Second year is an odd time. People who are further ahead with their PhD than me say that second year was their favourite because by this point you know what you’re doing (unlike in the first year), but aren’t under the pressure to finish like during the final year. I understand what they mean, but in a way I feel like things are more uncertain than they ever have been. First year, though scary because most of the time you have no idea what you’re doing, was at least more structured. At my university, the upgrade process was divided in two, which meant that there were two defined deadlines for which I had to write progress reports. Compared to this, second year feels like a mass of uncertainty.

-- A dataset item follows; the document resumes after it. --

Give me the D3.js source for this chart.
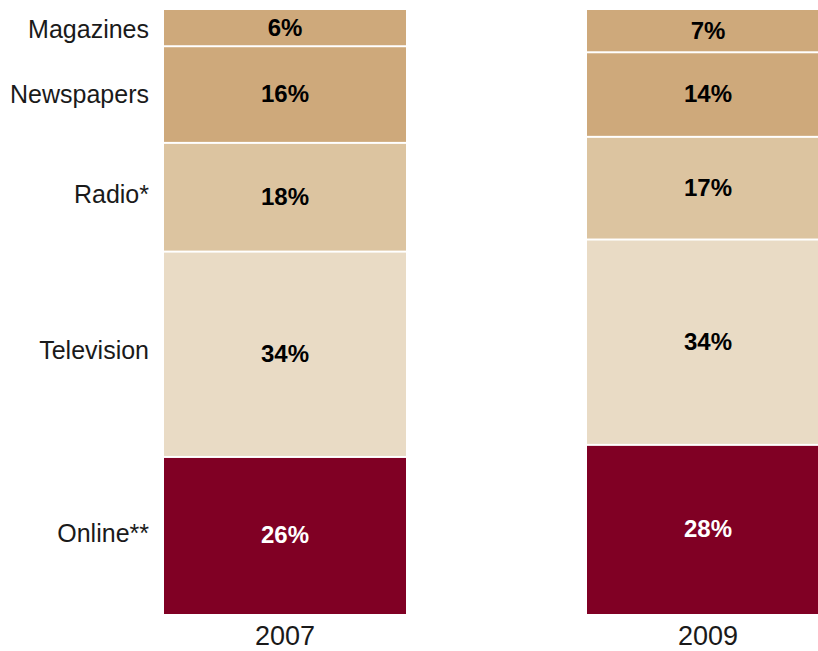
<!DOCTYPE html>
<html>
<head>
<meta charset="utf-8">
<script src="https://cdn.jsdelivr.net/npm/d3@7"></script>
<style>
  html, body { margin: 0; padding: 0; background: #fff; }
  svg { display: block; }
  text { font-family: "Liberation Sans", Arial, sans-serif; }
</style>
</head>
<body>
<svg id="chart" width="818" height="651"></svg>
<script>
// Media mix share by year, stacked bottom-to-top
const years = ["2007", "2009"];
const media = ["Online**", "Television", "Radio*", "Newspapers", "Magazines"];
const share2007 = [26, 34, 18, 16, 6];
const share2009 = [28, 34, 17, 14, 7];
const colors = ["#800024", "#e9dbc5", "#dcc4a0", "#cea97b", "#cea97b"];

const seriesByYear = { "2007": share2007, "2009": share2009 };

const svg = d3.select("#chart");

const x = d3.scaleBand()
  .domain(years)
  .range([164, 829])
  .paddingInner(181 / 423)
  .paddingOuter(0);

const y = d3.scaleLinear().domain([0, 100]).range([614, 10]);

// build stacked segments
const segments = [];
years.forEach(yr => {
  let cum = 0;
  seriesByYear[yr].forEach((v, i) => {
    segments.push({ year: yr, media: media[i], value: v, y0: cum, y1: cum + v, color: colors[i], idx: i });
    cum += v;
  });
});

const gap = 2;
svg.append("g").selectAll("rect")
  .data(segments)
  .join("rect")
  .attr("x", d => x(d.year))
  .attr("width", x.bandwidth())
  .attr("y", d => y(d.y1) + (d.idx === media.length - 1 ? 0 : gap / 2))
  .attr("height", d => {
    const top = y(d.y1) + (d.idx === media.length - 1 ? 0 : gap / 2);
    const bottom = y(d.y0) - (d.idx === 0 ? 0 : gap / 2);
    return bottom - top;
  })
  .attr("fill", d => d.color);

// value labels inside segments
svg.append("g").selectAll("text")
  .data(segments)
  .join("text")
  .attr("x", d => x(d.year) + x.bandwidth() / 2)
  .attr("y", d => (y(d.y0) + y(d.y1)) / 2)
  .attr("dy", "0.33em")
  .attr("text-anchor", "middle")
  .attr("font-size", 24)
  .attr("font-weight", "bold")
  .attr("fill", d => d.idx === 0 ? "#ffffff" : "#000000")
  .text(d => d.value + "%");

// category labels at left, placed between the two bars' segment centres
const centre = (m, yr) => {
  const s = segments.find(d => d.media === m && d.year === yr);
  return (y(s.y0) + y(s.y1)) / 2;
};
svg.append("g").selectAll("text")
  .data(media)
  .join("text")
  .attr("x", 149)
  .attr("y", m => (2 * centre(m, years[0]) + centre(m, years[1])) / 3)
  .attr("dy", "0.35em")
  .attr("text-anchor", "end")
  .attr("font-size", 25)
  .attr("fill", "#1a1a1a")
  .text(m => m);

// year axis
const xAxis = d3.axisBottom(x).tickSize(0).tickPadding(0);
const ax = svg.append("g")
  .attr("transform", "translate(0, 626)")
  .call(xAxis);
ax.select(".domain").remove();
ax.selectAll("text")
  .attr("font-size", 27)
  .attr("fill", "#1a1a1a")
  .attr("dy", "0.71em")
  .style("font-family", "'Liberation Sans', Arial, sans-serif");
</script>
</body>
</html>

It feels like all of my work is built on shifting ground. I have data, but little analysis. Ideas for how I’m actually going to write about my data change all the time. After finishing my first draft chapter I feel like I ought to have a clearer picture of what the rest of my chapters will be like, but in reality I just don’t. One of my supervisors has told me that I just need to embrace the uncertainty and accept that eventually it will all come together, but I’m finding this really difficult!

Since the start of February I have had quite a few self-imposed deadlines. I’ve needed to submit abstracts before closing dates, write and deliver conference presentations and teach lectures and seminars.  Glad as I am that these things have been successfully completed and are now behind me, they served as key milestones to be worked towards. Having these deadlines also forced me to complete particular amounts of work within timeframes that otherwise I would probably not have worked to.

Sometimes I wish that the PhD was more structured and that someone would just tell me what to do for a while. I especially feel this way at the moment, when it feels difficult to work because of other things happening in my life. Yet I know that a lot of the value of doing a PhD lies in learning to be self-motivated and have faith in my own judgments and decisions about my work. I’m gradually realising that completing a PhD is much more about endurance and resilience than it is about intelligence or knowledge.

In his research on the stages of doctoral study, Grover (2007) refers to second year as the ‘stage of engagement’ where students begin to work with a clear sense of purpose. Nice as this sounds, I’m not sure it’s particularly accurate. I’d argue that second year is actually more about learning to grit your teeth against the uncertainty and focus on the long-term goal- finishing the bloody thing! So in the next few days I’m going to try and do this. I’ll spend some time assessing what I’ve achieved so far, reflect on what I’ve learned, and consider how to move forward into the second half of this endurance test we call the PhD.